Despite all the liberties offered by a laissez-faire policy: rehearsals are done in a focused manner, and the break will be exactly five minutes, which cannot even be changed upon dancer Tom Auweiler’s request that the time of the break be doubled. Reuter’s ability to hold the Un-Label construct together as well as she does is probably due to her past as a cultural manager.
She and Costas Lamproulis, who took a course as a film director and has ended up at the theater, are a well-coordinated team. It is nine years now that they have been working jointly on projects that are similar primarily because of their differences. “We do not fit into any category; that is our big problem. In Germany, we are labeled as ‘social’ by art promoters, whereas social promoters classify us as ‘art’. If you then start working in an intercultural and interdisciplinary fashion, people will no longer know where to put you.” In almost no time, Un-Label has successfully liberated itself from all existing labels and categorizations. This is now doing the project harm in some places, particularly where it’s all about the acquisition of grants.

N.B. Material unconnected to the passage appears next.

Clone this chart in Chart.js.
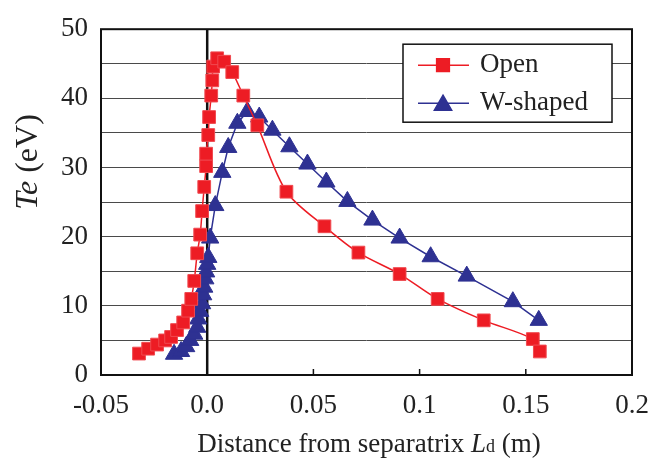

In 2015, Reuter and Lamproulis began to devise workshops jointly with a group of artists. 16 of these artists are now an integral part of the projects, with some of them being on stage at the Pfefferberg Theater. Since its foundation some two years ago, Un-Label has become a definite authority in the world of inclusive performance art in Europe. The initiative’s message tends to spread rapidly.
“Un-Label has something of a snowball effect. When we were on tour in Turkey, our coach driver was the type of grim guy that everybody knows. After a few days, he had completely warmed toward us, saying to our Turkish colleagues: ‘If everybody were like you, then there would be no wars in the world.’ Our group’s appearance must have turned something in his head. To me, our mission is also a very political one. Everybody who gets in contact with us in some way will have that ‘click’ experience. We try to change and open up society.”
The market leader in inclusion
It’s stories like that which motivate the entire team – all directors, actors, dancers, singers, and lighting engineers – to carry on. Costas Lamproulis says: “There have been many difficult moments but I’ve never gotten to a point where I would have said, now that’s it.” For people with disablements, it was more difficult. Quite a few times, there were artists coming to him to tell him that a few days ago, they were just about to leave. Most of all, they wanted to say Thanks for the power they derived from the project, which was why they were ultimately staying on. “These moments are a great motivation for us”, says Lamproulis.
Lisette Reuter likes to speak of the “Company” Un-Label, and thus it may be quite correct to use economic terms by describing the project as the market leader in the niche of the inclusive performing arts. Projects that work both interculturally and inclusively do exist. Projects combining both are very hard to find. “We are rather unique after all.”